#### Written exercise:
Include the line containing "import plotly.graph_objects as go" and all lines before it, repeated exactly from the listing below, without pictures.

-------- Source material

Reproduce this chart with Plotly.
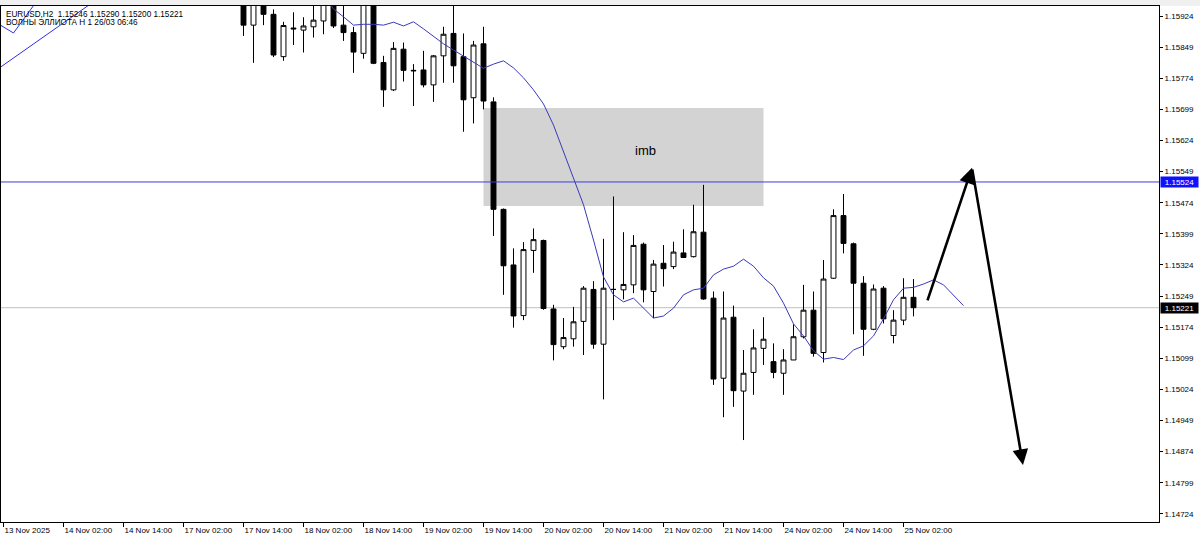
import plotly.graph_objects as go

# ---------------- data ----------------
bar_index = list(range(24, 92))
opens = [1.15975, 1.15902, 1.15985, 1.15928, 1.15826, 1.15895, 1.15890, 1.15898, 1.15912, 1.15970,
         1.15902, 1.15884, 1.15834, 1.15965, 1.15812, 1.15746, 1.15844, 1.15793, 1.15794, 1.15758,
         1.15828, 1.15882, 1.15826, 1.15727, 1.15857, 1.15717, 1.15458, 1.15324, 1.15202, 1.15359,
         1.15383, 1.15218, 1.15127, 1.15146, 1.15188, 1.15265, 1.15133, 1.15265, 1.15264, 1.15276,
         1.15374, 1.15260, 1.15328, 1.15320, 1.15353, 1.15344, 1.15403, 1.15244, 1.15051, 1.15198,
         1.15020, 1.15065, 1.15123, 1.15091, 1.15063, 1.15095, 1.15151, 1.15215, 1.15113, 1.15292,
         1.15443, 1.15375, 1.15280, 1.15169, 1.15268, 1.15154, 1.15191, 1.15246]
highs = [1.15990, 1.16000, 1.15995, 1.15940, 1.15910, 1.15933, 1.15921, 1.15960, 1.15980, 1.15985,
         1.15960, 1.15898, 1.15975, 1.15975, 1.15828, 1.15861, 1.15860, 1.15808, 1.15840, 1.15830,
         1.15898, 1.15965, 1.15882, 1.15864, 1.15898, 1.15728, 1.15460, 1.15364, 1.15379, 1.15412,
         1.15385, 1.15228, 1.15196, 1.15223, 1.15273, 1.15285, 1.15387, 1.15489, 1.15403, 1.15396,
         1.15378, 1.15336, 1.15372, 1.15380, 1.15410, 1.15469, 1.15517, 1.15260, 1.15260, 1.15226,
         1.15119, 1.15169, 1.15198, 1.15135, 1.15121, 1.15181, 1.15276, 1.15260, 1.15336, 1.15458,
         1.15495, 1.15378, 1.15297, 1.15277, 1.15273, 1.15215, 1.15292, 1.15290]
lows = [1.15876, 1.15811, 1.15902, 1.15825, 1.15816, 1.15854, 1.15836, 1.15872, 1.15880, 1.15895,
        1.15864, 1.15787, 1.15821, 1.15808, 1.15705, 1.15743, 1.15766, 1.15707, 1.15752, 1.15717,
        1.15763, 1.15763, 1.15645, 1.15665, 1.15699, 1.15394, 1.15252, 1.15173, 1.15191, 1.15305,
        1.15216, 1.15094, 1.15121, 1.15127, 1.15107, 1.15122, 1.15000, 1.15191, 1.15241, 1.15256,
        1.15234, 1.15196, 1.15272, 1.15314, 1.15341, 1.15342, 1.15240, 1.15035, 1.14957, 1.14982,
        1.14902, 1.15011, 1.15083, 1.15051, 1.15011, 1.15095, 1.15147, 1.15103, 1.15089, 1.15290,
        1.15352, 1.15157, 1.15105, 1.15167, 1.15183, 1.15135, 1.15179, 1.15200]
closes = [1.15902, 1.15985, 1.15928, 1.15830, 1.15901, 1.15893, 1.15900, 1.15914, 1.15965, 1.15900,
          1.15884, 1.15837, 1.15960, 1.15810, 1.15746, 1.15846, 1.15793, 1.15792, 1.15758, 1.15828,
          1.15880, 1.15804, 1.15722, 1.15854, 1.15719, 1.15458, 1.15322, 1.15201, 1.15361, 1.15385,
          1.15219, 1.15132, 1.15149, 1.15187, 1.15268, 1.15133, 1.15268, 1.15265, 1.15277, 1.15371,
          1.15264, 1.15326, 1.15315, 1.15355, 1.15342, 1.15404, 1.15242, 1.15049, 1.15196, 1.15021,
          1.15063, 1.15124, 1.15145, 1.15065, 1.15095, 1.15151, 1.15215, 1.15111, 1.15290, 1.15443,
          1.15376, 1.15280, 1.15169, 1.15266, 1.15194, 1.15191, 1.15246, 1.15221]

ma_bars = list(range(31, 97))
ma_values = [1.16011, 1.15977, 1.15941, 1.15922, 1.15902, 1.15904, 1.15904, 1.15902, 1.15909, 1.15900,
             1.15910, 1.15893, 1.15874, 1.15857, 1.15842, 1.15828, 1.15813, 1.15798, 1.15808, 1.15816,
             1.15799, 1.15775, 1.15746, 1.15712, 1.15661, 1.15596, 1.15529, 1.15469, 1.15384, 1.15295,
             1.15252, 1.15235, 1.15244, 1.15220, 1.15196, 1.15201, 1.15220, 1.15252, 1.15264, 1.15268,
             1.15300, 1.15314, 1.15321, 1.15338, 1.15321, 1.15293, 1.15273, 1.15232, 1.15182, 1.15153,
             1.15117, 1.15097, 1.15101, 1.15096, 1.15119, 1.15129, 1.15153, 1.15194, 1.15240, 1.15268,
             1.15270, 1.15278, 1.15288, 1.15276, 1.15252, 1.15226]

wave1_bars = [-2, 12]
wave1_prices = [1.15772, 1.16009]
wave2_bars = [-1, 1, 4]
wave2_prices = [1.15912, 1.15883, 1.15982]

arrow_bars = [92.35, 96.85, 101.95]
arrow_prices = [1.15235, 1.15558, 1.14842]

imb_bars = [48, 76]
imb_prices = [1.15466, 1.15702]
imb_label_bar = 64.15
imb_label_price = 1.15601

resistance_level = 1.15524
bid_level = 1.15221

x_tick_bars = [0, 6, 12, 18, 24, 30, 36, 42, 48, 54, 60, 66, 72, 78, 84, 90]
x_tick_labels = ["13 Nov 2025", "14 Nov 02:00", "14 Nov 14:00", "17 Nov 02:00", "17 Nov 14:00",
                 "18 Nov 02:00", "18 Nov 14:00", "19 Nov 02:00", "19 Nov 14:00", "20 Nov 02:00",
                 "20 Nov 14:00", "21 Nov 02:00", "21 Nov 14:00", "24 Nov 02:00", "24 Nov 14:00",
                 "25 Nov 02:00"]
price_ticks = [1.14724, 1.14799, 1.14874, 1.14949, 1.15024, 1.15099, 1.15174, 1.15249, 1.15324,
               1.15399, 1.15474, 1.15549, 1.15624, 1.15699, 1.15774, 1.15849, 1.15924]

header_line1 = "EURUSD,H2\u00a0 1.15246 1.15290 1.15200 1.15221"
header_line2 = "ВОЛНЫ ЭЛЛИОТА Н 1 26/03 06:46"

FONT = "Liberation Sans, Arial, sans-serif"
MA_COLOR = "#3a3ab8"

fig = go.Figure()

fig.add_trace(go.Candlestick(
    x=bar_index, open=opens, high=highs, low=lows, close=closes,
    increasing=dict(line=dict(color="black", width=1), fillcolor="white"),
    decreasing=dict(line=dict(color="black", width=1), fillcolor="black"),
    whiskerwidth=0, showlegend=False, hoverinfo="skip"))

fig.add_trace(go.Scatter(x=ma_bars, y=ma_values, mode="lines",
                         line=dict(color=MA_COLOR, width=1), showlegend=False, hoverinfo="skip"))
fig.add_trace(go.Scatter(x=wave1_bars, y=wave1_prices, mode="lines",
                         line=dict(color="#3030e0", width=1), showlegend=False, hoverinfo="skip"))
fig.add_trace(go.Scatter(x=wave2_bars, y=wave2_prices, mode="lines",
                         line=dict(color="#3030e0", width=1), showlegend=False, hoverinfo="skip"))

shapes = [
    dict(type="rect", xref="x", yref="y", x0=imb_bars[0], x1=imb_bars[1],
         y0=imb_prices[0], y1=imb_prices[1], fillcolor="#d3d3d3", line=dict(width=0), layer="below"),
    dict(type="line", xref="paper", yref="y", x0=0, x1=1, y0=bid_level, y1=bid_level,
         line=dict(color="#c0c0c0", width=1), layer="below"),
    dict(type="line", xref="paper", yref="y", x0=0, x1=1, y0=resistance_level, y1=resistance_level,
         line=dict(color="#3c3cdc", width=1), layer="above"),
    dict(type="rect", xref="paper", yref="paper", x0=-0.01, x1=1.05, y0=1.0, y1=1.02,
         fillcolor="#f0f0f0", line=dict(width=0), layer="below"),
]

annotations = [
    dict(text="imb", x=imb_label_bar, y=imb_label_price, xref="x", yref="y", showarrow=False,
         font=dict(family=FONT, size=13, color="black")),
    dict(text=header_line1, x=0, y=1, xref="paper", yref="paper", xanchor="left", yanchor="top",
         xshift=3, yshift=-2, showarrow=False, font=dict(family=FONT, size=8.2, color="black")),
    dict(text=header_line2, x=0, y=1, xref="paper", yref="paper", xanchor="left", yanchor="top",
         xshift=3, yshift=-10, showarrow=False, font=dict(family=FONT, size=8.2, color="black")),
    dict(text=f"{resistance_level:.5f}", x=1, y=resistance_level, xref="paper", yref="y",
         xanchor="left", xshift=1, showarrow=False, bgcolor="#1010ff", width=37, height=10,
         borderpad=0, font=dict(family=FONT, size=8, color="white")),
    dict(text=f"{bid_level:.5f}", x=1, y=bid_level, xref="paper", yref="y",
         xanchor="left", xshift=1, showarrow=False, bgcolor="black", width=37, height=10,
         borderpad=0, font=dict(family=FONT, size=8, color="white")),
]
# arrows (up then down)
for i in range(2):
    annotations.append(dict(
        x=arrow_bars[i + 1], y=arrow_prices[i + 1], ax=arrow_bars[i], ay=arrow_prices[i],
        xref="x", yref="y", axref="x", ayref="y", text="", showarrow=True,
        arrowhead=2, arrowsize=1.2, arrowwidth=2.6, arrowcolor="black", standoff=0))

fig.update_layout(
    width=1200, height=545,
    margin=dict(l=1, r=41, t=6, b=23),
    paper_bgcolor="white", plot_bgcolor="white",
    showlegend=False,
    font=dict(family=FONT, size=8, color="black"),
    shapes=shapes, annotations=annotations,
    xaxis=dict(range=[-0.25, 115.55], rangeslider=dict(visible=False), showgrid=False, zeroline=False,
               tickmode="array", tickvals=x_tick_bars, ticktext=x_tick_labels,
               ticks="outside", ticklen=4, tickcolor="black", ticklabelposition="outside right",
               showline=True, linecolor="black", linewidth=1, mirror=True,
               tickfont=dict(family=FONT, size=8, color="black")),
    yaxis=dict(range=[1.147045, 1.159481], side="right", showgrid=False, zeroline=False,
               tickmode="array", tickvals=price_ticks, ticktext=[f"{v:.5f}" for v in price_ticks],
               ticks="outside", ticklen=3, tickcolor="black",
               showline=True, linecolor="black", linewidth=1, mirror=True,
               tickfont=dict(family=FONT, size=8, color="black")),
)

fig.write_html("out.html", config={"displayModeBar": False},
               post_script="document.body.style.margin='0';document.body.style.overflow='hidden';")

----------------

#### Response to this task:
Reproduce this chart with Plotly.
import plotly.graph_objects as go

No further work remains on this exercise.